Olivia Cooke and Anya Taylor-Joy cement their positions as two of the most captivating young actresses working today in Thoroughbreds, a wickedly humorous psychodrama straddling the class divide in small-town Connecticut and exposing the complex malevolence of the adolescent psyche.
After years apart, teenagers Amanda (Cooke) and Lily (Taylor-Joy) are reunited in a last-ditch effort by Amanda’s mother to ground her daughter in a positive environment. The troubled young woman is undergoing counselling after a violent incident with her beloved horse. Lily has been hired to tutor her childhood friend, and at first they appear to be worlds apart.
Lily has grown into a composed and ambitious young woman, despite her mother remarrying Mark (Paul Sparks), a profoundly narcissistic douchebag. Amanda. meanwhile, has allowed her lack of emotional substance to bubble to the surface, alienating her from family, friends and the rest of society.
Despite their frosty introduction, however, Amanda and Lily soon discover that they share similar outlooks and opinions on how the world could benefit from fewer arseholes, and hatch a plot to murder Lily’s stepfather.
The debut feature from Cory Finley will draw easy comparisons to Michael Lehmann’s 1988 classic Heathers, as it taps into the callous and calculating sensibilities of its female protagonists. Like the earlier film, Thoroughbreds juxtaposes its heroines need to maintain a pristine public image and social identity with their flippant attraction to violence and chaos.
Tyler McIntyre’s Tragedy Girls covered similar territory earlier this year, and while that film’s high school setting and obsession with peer validation might seem closer to Heathers at first glance, it is Thoroughbreds that better harnesses the homicidal sensibility of its characters.
The late Anton Yelchin appears in a small yet pivotal supporting role, but Thoroughbreds is really a two horse race, and Cooke and Joy both put in fantastically nuanced performances that complement and contrast each other beautifully.
British actress Cooke, who broke out in Me and Earl and the Dying Girl, as well as establishing her horror credibility in Ouija and The Limehouse Golem, is effortlessly captivating as the sociopathic Amanda. Unable to experience love, anger, sadness or any other emotion that defines a real human, she mimics her way through life with cold, calculating conviction.
Conversely, Anya Taylor-Joy, who was sensational in both The Witch and M. Night Shyamalan’s Split, presents Lily as a picture of pristine composure. The product of a wealthy - albeit broken - home, she seemingly has it all. While it will come as no surprise to find that beneath her icy exterior, Lily is barely holding it together - as opposed to Amanda’s complacent calmness - Taylor-Joy walks that psychological tightrope gracefully.

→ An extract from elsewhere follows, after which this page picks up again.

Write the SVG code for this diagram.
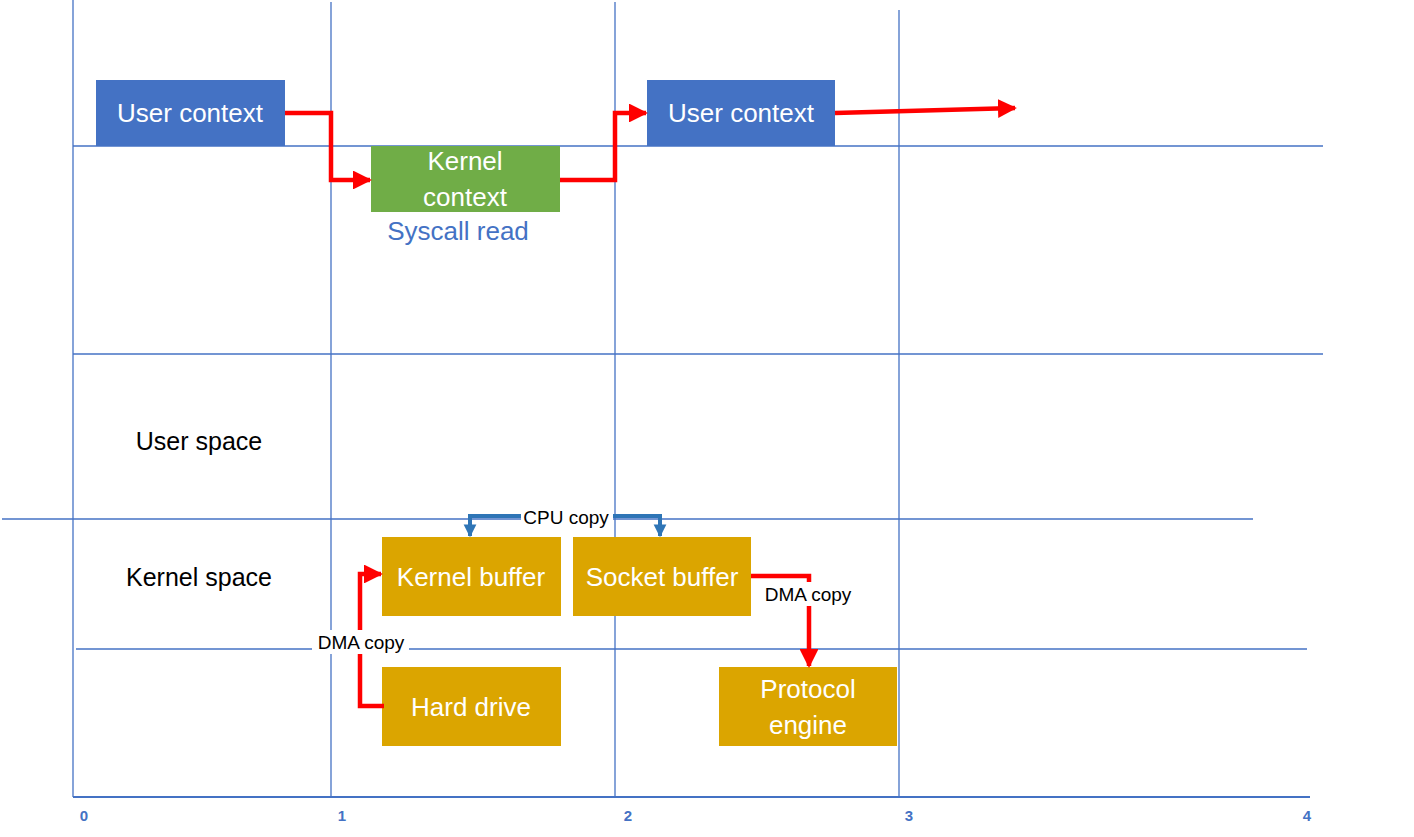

A film of immaculate, inhospitable exteriors concealing rage, jealousy, fear and an innate need for compassion and companionship, Thoroughbreds delivers layers of substance beneath an understated yet stylish exterior of wit and charm. Cooke and Taylor-Joy are both well-established on their star-making trajectories, with Thoroughbreds proving a notable addition to their filmographies, but all eyes should be on Cory Finley and whether he proves a one-trick pony, or well…you get it.